--- Your goal ---
Would you transcribe all of the data exactly, down to the last character?

--- Source material ---
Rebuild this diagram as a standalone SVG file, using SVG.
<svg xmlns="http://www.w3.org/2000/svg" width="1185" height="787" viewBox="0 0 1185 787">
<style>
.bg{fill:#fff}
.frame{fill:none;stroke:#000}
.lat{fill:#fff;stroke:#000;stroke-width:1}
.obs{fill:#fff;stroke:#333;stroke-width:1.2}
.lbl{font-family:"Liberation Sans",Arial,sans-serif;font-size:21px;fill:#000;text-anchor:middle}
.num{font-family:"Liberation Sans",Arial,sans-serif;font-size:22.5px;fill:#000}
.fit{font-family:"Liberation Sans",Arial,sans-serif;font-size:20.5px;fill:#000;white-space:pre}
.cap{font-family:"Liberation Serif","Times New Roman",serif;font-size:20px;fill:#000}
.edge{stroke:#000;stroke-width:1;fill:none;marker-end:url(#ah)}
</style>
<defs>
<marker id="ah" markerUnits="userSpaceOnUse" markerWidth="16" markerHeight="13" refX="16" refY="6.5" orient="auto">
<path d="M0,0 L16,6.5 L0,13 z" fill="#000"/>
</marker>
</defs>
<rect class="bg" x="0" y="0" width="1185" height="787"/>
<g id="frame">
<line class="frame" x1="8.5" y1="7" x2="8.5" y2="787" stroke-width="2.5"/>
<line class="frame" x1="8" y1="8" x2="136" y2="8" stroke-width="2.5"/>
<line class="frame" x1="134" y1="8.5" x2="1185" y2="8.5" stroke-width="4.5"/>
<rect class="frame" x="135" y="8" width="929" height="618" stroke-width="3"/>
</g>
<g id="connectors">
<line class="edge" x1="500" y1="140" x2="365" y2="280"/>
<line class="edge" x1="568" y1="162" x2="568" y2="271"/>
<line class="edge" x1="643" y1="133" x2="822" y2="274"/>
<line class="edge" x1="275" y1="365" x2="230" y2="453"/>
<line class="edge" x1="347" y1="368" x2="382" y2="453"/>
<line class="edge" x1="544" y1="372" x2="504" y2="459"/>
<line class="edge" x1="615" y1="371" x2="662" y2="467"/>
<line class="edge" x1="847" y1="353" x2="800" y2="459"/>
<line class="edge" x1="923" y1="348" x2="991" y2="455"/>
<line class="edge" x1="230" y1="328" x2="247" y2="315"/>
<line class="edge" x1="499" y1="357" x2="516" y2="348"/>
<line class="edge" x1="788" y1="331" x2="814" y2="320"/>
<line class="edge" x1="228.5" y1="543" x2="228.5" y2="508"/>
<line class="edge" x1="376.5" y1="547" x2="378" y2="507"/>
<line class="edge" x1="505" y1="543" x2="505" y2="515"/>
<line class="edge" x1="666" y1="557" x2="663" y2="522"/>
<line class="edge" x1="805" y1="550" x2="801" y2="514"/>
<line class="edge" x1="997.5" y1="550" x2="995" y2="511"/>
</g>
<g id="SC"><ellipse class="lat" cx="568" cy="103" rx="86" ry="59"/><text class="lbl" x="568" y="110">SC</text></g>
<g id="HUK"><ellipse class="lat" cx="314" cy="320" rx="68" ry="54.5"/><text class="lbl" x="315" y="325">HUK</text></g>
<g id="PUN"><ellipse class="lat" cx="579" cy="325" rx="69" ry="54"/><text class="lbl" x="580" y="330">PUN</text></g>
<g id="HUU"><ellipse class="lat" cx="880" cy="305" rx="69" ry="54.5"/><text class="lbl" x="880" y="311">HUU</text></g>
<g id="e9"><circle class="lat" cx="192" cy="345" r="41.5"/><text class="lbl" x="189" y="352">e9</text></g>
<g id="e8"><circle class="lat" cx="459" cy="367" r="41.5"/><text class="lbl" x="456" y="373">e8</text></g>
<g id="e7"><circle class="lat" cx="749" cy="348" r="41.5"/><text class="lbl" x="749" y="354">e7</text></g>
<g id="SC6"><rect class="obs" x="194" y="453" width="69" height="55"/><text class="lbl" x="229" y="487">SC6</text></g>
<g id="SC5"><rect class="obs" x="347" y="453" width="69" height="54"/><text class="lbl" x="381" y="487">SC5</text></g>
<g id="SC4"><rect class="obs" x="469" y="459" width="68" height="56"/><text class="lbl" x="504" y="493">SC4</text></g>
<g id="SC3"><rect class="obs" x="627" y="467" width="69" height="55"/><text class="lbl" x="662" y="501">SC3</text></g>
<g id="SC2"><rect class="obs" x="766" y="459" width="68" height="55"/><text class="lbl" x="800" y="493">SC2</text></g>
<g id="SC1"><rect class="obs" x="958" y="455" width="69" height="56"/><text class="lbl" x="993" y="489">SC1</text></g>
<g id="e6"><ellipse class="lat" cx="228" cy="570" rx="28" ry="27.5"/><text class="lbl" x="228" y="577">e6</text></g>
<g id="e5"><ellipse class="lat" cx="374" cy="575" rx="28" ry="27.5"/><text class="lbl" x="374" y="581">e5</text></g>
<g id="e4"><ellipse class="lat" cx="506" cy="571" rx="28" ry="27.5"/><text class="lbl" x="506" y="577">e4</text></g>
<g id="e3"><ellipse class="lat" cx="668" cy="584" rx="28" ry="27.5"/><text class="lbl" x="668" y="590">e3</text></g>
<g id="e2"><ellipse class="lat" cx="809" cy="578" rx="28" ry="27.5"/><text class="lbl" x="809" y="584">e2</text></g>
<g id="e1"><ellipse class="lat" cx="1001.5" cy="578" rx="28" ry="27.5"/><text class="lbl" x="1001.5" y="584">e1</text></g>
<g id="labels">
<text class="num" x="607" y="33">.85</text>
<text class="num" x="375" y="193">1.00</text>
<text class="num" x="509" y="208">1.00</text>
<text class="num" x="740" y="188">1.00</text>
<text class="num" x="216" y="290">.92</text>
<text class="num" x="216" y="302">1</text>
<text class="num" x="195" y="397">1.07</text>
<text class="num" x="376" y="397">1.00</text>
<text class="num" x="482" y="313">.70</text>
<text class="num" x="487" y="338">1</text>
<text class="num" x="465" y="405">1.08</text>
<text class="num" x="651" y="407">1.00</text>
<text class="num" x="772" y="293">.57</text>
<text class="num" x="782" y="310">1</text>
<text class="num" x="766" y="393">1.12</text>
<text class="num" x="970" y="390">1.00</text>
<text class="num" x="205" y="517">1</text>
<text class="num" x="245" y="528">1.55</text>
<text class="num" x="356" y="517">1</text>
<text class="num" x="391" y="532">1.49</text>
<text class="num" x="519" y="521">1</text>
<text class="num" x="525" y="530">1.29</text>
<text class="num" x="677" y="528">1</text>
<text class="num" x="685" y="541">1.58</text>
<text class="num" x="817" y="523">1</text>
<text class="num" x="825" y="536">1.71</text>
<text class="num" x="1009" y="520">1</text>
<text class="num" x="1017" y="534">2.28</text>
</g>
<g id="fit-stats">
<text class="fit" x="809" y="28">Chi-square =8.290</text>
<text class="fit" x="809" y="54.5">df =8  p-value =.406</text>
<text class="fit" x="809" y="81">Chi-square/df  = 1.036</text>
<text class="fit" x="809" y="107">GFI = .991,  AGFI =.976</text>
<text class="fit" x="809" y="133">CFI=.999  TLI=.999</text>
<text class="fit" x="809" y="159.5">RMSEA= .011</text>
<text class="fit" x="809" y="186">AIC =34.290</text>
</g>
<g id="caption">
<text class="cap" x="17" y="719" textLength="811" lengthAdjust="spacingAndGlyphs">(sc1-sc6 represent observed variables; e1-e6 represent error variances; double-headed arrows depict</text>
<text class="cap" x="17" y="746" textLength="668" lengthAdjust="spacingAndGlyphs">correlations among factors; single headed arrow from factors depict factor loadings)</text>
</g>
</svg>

--- Answer to the exercise ---
Rebuild this diagram as a standalone SVG file, using SVG.
<svg xmlns="http://www.w3.org/2000/svg" width="1185" height="787" viewBox="0 0 1185 787">
<style>
.bg{fill:#fff}
.frame{fill:none;stroke:#000}
.lat{fill:#fff;stroke:#000;stroke-width:1}
.obs{fill:#fff;stroke:#333;stroke-width:1.2}
.lbl{font-family:"Liberation Sans",Arial,sans-serif;font-size:21px;fill:#000;text-anchor:middle}
.num{font-family:"Liberation Sans",Arial,sans-serif;font-size:22.5px;fill:#000}
.fit{font-family:"Liberation Sans",Arial,sans-serif;font-size:20.5px;fill:#000;white-space:pre}
.cap{font-family:"Liberation Serif","Times New Roman",serif;font-size:20px;fill:#000}
.edge{stroke:#000;stroke-width:1;fill:none;marker-end:url(#ah)}
</style>
<defs>
<marker id="ah" markerUnits="userSpaceOnUse" markerWidth="16" markerHeight="13" refX="16" refY="6.5" orient="auto">
<path d="M0,0 L16,6.5 L0,13 z" fill="#000"/>
</marker>
</defs>
<rect class="bg" x="0" y="0" width="1185" height="787"/>
<g id="frame">
<line class="frame" x1="8.5" y1="7" x2="8.5" y2="787" stroke-width="2.5"/>
<line class="frame" x1="8" y1="8" x2="136" y2="8" stroke-width="2.5"/>
<line class="frame" x1="134" y1="8.5" x2="1185" y2="8.5" stroke-width="4.5"/>
<rect class="frame" x="135" y="8" width="929" height="618" stroke-width="3"/>
</g>
<g id="connectors">
<line class="edge" x1="500" y1="140" x2="365" y2="280"/>
<line class="edge" x1="568" y1="162" x2="568" y2="271"/>
<line class="edge" x1="643" y1="133" x2="822" y2="274"/>
<line class="edge" x1="275" y1="365" x2="230" y2="453"/>
<line class="edge" x1="347" y1="368" x2="382" y2="453"/>
<line class="edge" x1="544" y1="372" x2="504" y2="459"/>
<line class="edge" x1="615" y1="371" x2="662" y2="467"/>
<line class="edge" x1="847" y1="353" x2="800" y2="459"/>
<line class="edge" x1="923" y1="348" x2="991" y2="455"/>
<line class="edge" x1="230" y1="328" x2="247" y2="315"/>
<line class="edge" x1="499" y1="357" x2="516" y2="348"/>
<line class="edge" x1="788" y1="331" x2="814" y2="320"/>
<line class="edge" x1="228.5" y1="543" x2="228.5" y2="508"/>
<line class="edge" x1="376.5" y1="547" x2="378" y2="507"/>
<line class="edge" x1="505" y1="543" x2="505" y2="515"/>
<line class="edge" x1="666" y1="557" x2="663" y2="522"/>
<line class="edge" x1="805" y1="550" x2="801" y2="514"/>
<line class="edge" x1="997.5" y1="550" x2="995" y2="511"/>
</g>
<g id="SC"><ellipse class="lat" cx="568" cy="103" rx="86" ry="59"/><text class="lbl" x="568" y="110">SC</text></g>
<g id="HUK"><ellipse class="lat" cx="314" cy="320" rx="68" ry="54.5"/><text class="lbl" x="315" y="325">HUK</text></g>
<g id="PUN"><ellipse class="lat" cx="579" cy="325" rx="69" ry="54"/><text class="lbl" x="580" y="330">PUN</text></g>
<g id="HUU"><ellipse class="lat" cx="880" cy="305" rx="69" ry="54.5"/><text class="lbl" x="880" y="311">HUU</text></g>
<g id="e9"><circle class="lat" cx="192" cy="345" r="41.5"/><text class="lbl" x="189" y="352">e9</text></g>
<g id="e8"><circle class="lat" cx="459" cy="367" r="41.5"/><text class="lbl" x="456" y="373">e8</text></g>
<g id="e7"><circle class="lat" cx="749" cy="348" r="41.5"/><text class="lbl" x="749" y="354">e7</text></g>
<g id="SC6"><rect class="obs" x="194" y="453" width="69" height="55"/><text class="lbl" x="229" y="487">SC6</text></g>
<g id="SC5"><rect class="obs" x="347" y="453" width="69" height="54"/><text class="lbl" x="381" y="487">SC5</text></g>
<g id="SC4"><rect class="obs" x="469" y="459" width="68" height="56"/><text class="lbl" x="504" y="493">SC4</text></g>
<g id="SC3"><rect class="obs" x="627" y="467" width="69" height="55"/><text class="lbl" x="662" y="501">SC3</text></g>
<g id="SC2"><rect class="obs" x="766" y="459" width="68" height="55"/><text class="lbl" x="800" y="493">SC2</text></g>
<g id="SC1"><rect class="obs" x="958" y="455" width="69" height="56"/><text class="lbl" x="993" y="489">SC1</text></g>
<g id="e6"><ellipse class="lat" cx="228" cy="570" rx="28" ry="27.5"/><text class="lbl" x="228" y="577">e6</text></g>
<g id="e5"><ellipse class="lat" cx="374" cy="575" rx="28" ry="27.5"/><text class="lbl" x="374" y="581">e5</text></g>
<g id="e4"><ellipse class="lat" cx="506" cy="571" rx="28" ry="27.5"/><text class="lbl" x="506" y="577">e4</text></g>
<g id="e3"><ellipse class="lat" cx="668" cy="584" rx="28" ry="27.5"/><text class="lbl" x="668" y="590">e3</text></g>
<g id="e2"><ellipse class="lat" cx="809" cy="578" rx="28" ry="27.5"/><text class="lbl" x="809" y="584">e2</text></g>
<g id="e1"><ellipse class="lat" cx="1001.5" cy="578" rx="28" ry="27.5"/><text class="lbl" x="1001.5" y="584">e1</text></g>
<g id="labels">
<text class="num" x="607" y="33">.85</text>
<text class="num" x="375" y="193">1.00</text>
<text class="num" x="509" y="208">1.00</text>
<text class="num" x="740" y="188">1.00</text>
<text class="num" x="216" y="290">.92</text>
<text class="num" x="216" y="302">1</text>
<text class="num" x="195" y="397">1.07</text>
<text class="num" x="376" y="397">1.00</text>
<text class="num" x="482" y="313">.70</text>
<text class="num" x="487" y="338">1</text>
<text class="num" x="465" y="405">1.08</text>
<text class="num" x="651" y="407">1.00</text>
<text class="num" x="772" y="293">.57</text>
<text class="num" x="782" y="310">1</text>
<text class="num" x="766" y="393">1.12</text>
<text class="num" x="970" y="390">1.00</text>
<text class="num" x="205" y="517">1</text>
<text class="num" x="245" y="528">1.55</text>
<text class="num" x="356" y="517">1</text>
<text class="num" x="391" y="532">1.49</text>
<text class="num" x="519" y="521">1</text>
<text class="num" x="525" y="530">1.29</text>
<text class="num" x="677" y="528">1</text>
<text class="num" x="685" y="541">1.58</text>
<text class="num" x="817" y="523">1</text>
<text class="num" x="825" y="536">1.71</text>
<text class="num" x="1009" y="520">1</text>
<text class="num" x="1017" y="534">2.28</text>
</g>
<g id="fit-stats">
<text class="fit" x="809" y="28">Chi-square =8.290</text>
<text class="fit" x="809" y="54.5">df =8  p-value =.406</text>
<text class="fit" x="809" y="81">Chi-square/df  = 1.036</text>
<text class="fit" x="809" y="107">GFI = .991,  AGFI =.976</text>
<text class="fit" x="809" y="133">CFI=.999  TLI=.999</text>
<text class="fit" x="809" y="159.5">RMSEA= .011</text>
<text class="fit" x="809" y="186">AIC =34.290</text>
</g>
<g id="caption">
<text class="cap" x="17" y="719" textLength="811" lengthAdjust="spacingAndGlyphs">(sc1-sc6 represent observed variables; e1-e6 represent error variances; double-headed arrows depict</text>
<text class="cap" x="17" y="746" textLength="668" lengthAdjust="spacingAndGlyphs">correlations among factors; single headed arrow from factors depict factor loadings)</text>
</g>
</svg>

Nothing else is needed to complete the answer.